> _The problem_
All of the records below should be output exactly.

--- begin Dataset content ---

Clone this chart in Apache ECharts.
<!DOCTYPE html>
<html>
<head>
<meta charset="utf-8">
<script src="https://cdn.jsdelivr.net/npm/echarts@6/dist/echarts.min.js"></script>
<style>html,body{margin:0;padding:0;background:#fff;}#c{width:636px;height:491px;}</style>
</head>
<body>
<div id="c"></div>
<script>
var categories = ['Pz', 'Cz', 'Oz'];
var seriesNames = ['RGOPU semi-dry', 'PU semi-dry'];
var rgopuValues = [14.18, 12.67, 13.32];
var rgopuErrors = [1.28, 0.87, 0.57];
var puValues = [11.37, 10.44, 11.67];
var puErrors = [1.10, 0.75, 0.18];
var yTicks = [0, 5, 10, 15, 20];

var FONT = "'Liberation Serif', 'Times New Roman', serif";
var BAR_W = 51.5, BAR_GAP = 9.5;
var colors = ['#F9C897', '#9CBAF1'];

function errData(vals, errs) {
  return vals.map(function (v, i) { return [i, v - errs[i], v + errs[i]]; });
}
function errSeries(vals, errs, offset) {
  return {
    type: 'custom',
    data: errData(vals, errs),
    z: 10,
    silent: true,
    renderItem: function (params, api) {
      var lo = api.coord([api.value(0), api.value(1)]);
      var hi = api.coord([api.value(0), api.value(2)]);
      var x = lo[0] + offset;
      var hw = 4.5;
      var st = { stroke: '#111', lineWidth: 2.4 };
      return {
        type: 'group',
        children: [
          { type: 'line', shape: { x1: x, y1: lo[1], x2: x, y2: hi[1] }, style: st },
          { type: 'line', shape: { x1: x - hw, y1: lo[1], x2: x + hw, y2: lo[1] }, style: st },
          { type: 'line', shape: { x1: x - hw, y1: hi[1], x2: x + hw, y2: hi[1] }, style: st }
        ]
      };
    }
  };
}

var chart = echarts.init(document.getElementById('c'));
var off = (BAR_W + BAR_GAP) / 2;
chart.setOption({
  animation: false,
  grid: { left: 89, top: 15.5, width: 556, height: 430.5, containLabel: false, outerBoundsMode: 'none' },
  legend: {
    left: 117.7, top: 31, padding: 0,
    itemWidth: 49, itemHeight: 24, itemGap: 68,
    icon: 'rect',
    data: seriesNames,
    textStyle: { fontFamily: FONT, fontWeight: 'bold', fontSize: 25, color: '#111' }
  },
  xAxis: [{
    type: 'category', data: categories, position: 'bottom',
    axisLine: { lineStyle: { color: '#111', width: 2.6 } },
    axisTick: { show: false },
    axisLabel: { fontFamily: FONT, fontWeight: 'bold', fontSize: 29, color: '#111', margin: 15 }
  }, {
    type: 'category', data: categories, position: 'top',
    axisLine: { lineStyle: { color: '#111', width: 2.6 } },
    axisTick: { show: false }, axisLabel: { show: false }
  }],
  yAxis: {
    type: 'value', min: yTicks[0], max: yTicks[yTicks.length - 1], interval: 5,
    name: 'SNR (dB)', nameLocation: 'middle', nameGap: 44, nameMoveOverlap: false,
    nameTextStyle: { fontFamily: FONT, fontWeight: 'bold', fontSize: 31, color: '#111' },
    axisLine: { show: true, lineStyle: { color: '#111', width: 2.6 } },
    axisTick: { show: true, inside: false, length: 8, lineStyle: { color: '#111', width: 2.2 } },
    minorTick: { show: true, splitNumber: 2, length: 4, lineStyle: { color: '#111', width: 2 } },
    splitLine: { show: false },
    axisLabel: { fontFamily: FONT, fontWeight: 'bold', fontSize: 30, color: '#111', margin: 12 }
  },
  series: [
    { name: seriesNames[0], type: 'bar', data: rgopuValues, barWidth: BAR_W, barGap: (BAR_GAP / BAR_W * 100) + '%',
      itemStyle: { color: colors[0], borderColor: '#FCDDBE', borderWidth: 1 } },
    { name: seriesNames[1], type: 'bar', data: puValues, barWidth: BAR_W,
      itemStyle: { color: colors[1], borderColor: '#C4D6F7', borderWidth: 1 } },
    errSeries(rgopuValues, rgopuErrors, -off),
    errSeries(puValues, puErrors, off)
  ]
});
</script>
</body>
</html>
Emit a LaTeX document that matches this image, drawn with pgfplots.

--- end Dataset content ---

> _Expected answer_
Clone this chart in Apache ECharts.
<!DOCTYPE html>
<html>
<head>
<meta charset="utf-8">
<script src="https://cdn.jsdelivr.net/npm/echarts@6/dist/echarts.min.js"></script>
<style>html,body{margin:0;padding:0;background:#fff;}#c{width:636px;height:491px;}</style>
</head>
<body>
<div id="c"></div>
<script>
var categories = ['Pz', 'Cz', 'Oz'];
var seriesNames = ['RGOPU semi-dry', 'PU semi-dry'];
var rgopuValues = [14.18, 12.67, 13.32];
var rgopuErrors = [1.28, 0.87, 0.57];
var puValues = [11.37, 10.44, 11.67];
var puErrors = [1.10, 0.75, 0.18];
var yTicks = [0, 5, 10, 15, 20];

var FONT = "'Liberation Serif', 'Times New Roman', serif";
var BAR_W = 51.5, BAR_GAP = 9.5;
var colors = ['#F9C897', '#9CBAF1'];

function errData(vals, errs) {
  return vals.map(function (v, i) { return [i, v - errs[i], v + errs[i]]; });
}
function errSeries(vals, errs, offset) {
  return {
    type: 'custom',
    data: errData(vals, errs),
    z: 10,
    silent: true,
    renderItem: function (params, api) {
      var lo = api.coord([api.value(0), api.value(1)]);
      var hi = api.coord([api.value(0), api.value(2)]);
      var x = lo[0] + offset;
      var hw = 4.5;
      var st = { stroke: '#111', lineWidth: 2.4 };
      return {
        type: 'group',
        children: [
          { type: 'line', shape: { x1: x, y1: lo[1], x2: x, y2: hi[1] }, style: st },
          { type: 'line', shape: { x1: x - hw, y1: lo[1], x2: x + hw, y2: lo[1] }, style: st },
          { type: 'line', shape: { x1: x - hw, y1: hi[1], x2: x + hw, y2: hi[1] }, style: st }
        ]
      };
    }
  };
}

var chart = echarts.init(document.getElementById('c'));
var off = (BAR_W + BAR_GAP) / 2;
chart.setOption({
  animation: false,
  grid: { left: 89, top: 15.5, width: 556, height: 430.5, containLabel: false, outerBoundsMode: 'none' },
  legend: {
    left: 117.7, top: 31, padding: 0,
    itemWidth: 49, itemHeight: 24, itemGap: 68,
    icon: 'rect',
    data: seriesNames,
    textStyle: { fontFamily: FONT, fontWeight: 'bold', fontSize: 25, color: '#111' }
  },
  xAxis: [{
    type: 'category', data: categories, position: 'bottom',
    axisLine: { lineStyle: { color: '#111', width: 2.6 } },
    axisTick: { show: false },
    axisLabel: { fontFamily: FONT, fontWeight: 'bold', fontSize: 29, color: '#111', margin: 15 }
  }, {
    type: 'category', data: categories, position: 'top',
    axisLine: { lineStyle: { color: '#111', width: 2.6 } },
    axisTick: { show: false }, axisLabel: { show: false }
  }],
  yAxis: {
    type: 'value', min: yTicks[0], max: yTicks[yTicks.length - 1], interval: 5,
    name: 'SNR (dB)', nameLocation: 'middle', nameGap: 44, nameMoveOverlap: false,
    nameTextStyle: { fontFamily: FONT, fontWeight: 'bold', fontSize: 31, color: '#111' },
    axisLine: { show: true, lineStyle: { color: '#111', width: 2.6 } },
    axisTick: { show: true, inside: false, length: 8, lineStyle: { color: '#111', width: 2.2 } },
    minorTick: { show: true, splitNumber: 2, length: 4, lineStyle: { color: '#111', width: 2 } },
    splitLine: { show: false },
    axisLabel: { fontFamily: FONT, fontWeight: 'bold', fontSize: 30, color: '#111', margin: 12 }
  },
  series: [
    { name: seriesNames[0], type: 'bar', data: rgopuValues, barWidth: BAR_W, barGap: (BAR_GAP / BAR_W * 100) + '%',
      itemStyle: { color: colors[0], borderColor: '#FCDDBE', borderWidth: 1 } },
    { name: seriesNames[1], type: 'bar', data: puValues, barWidth: BAR_W,
      itemStyle: { color: colors[1], borderColor: '#C4D6F7', borderWidth: 1 } },
    errSeries(rgopuValues, rgopuErrors, -off),
    errSeries(puValues, puErrors, off)
  ]
});
</script>
</body>
</html>
Emit a LaTeX document that matches this image, drawn with pgfplots.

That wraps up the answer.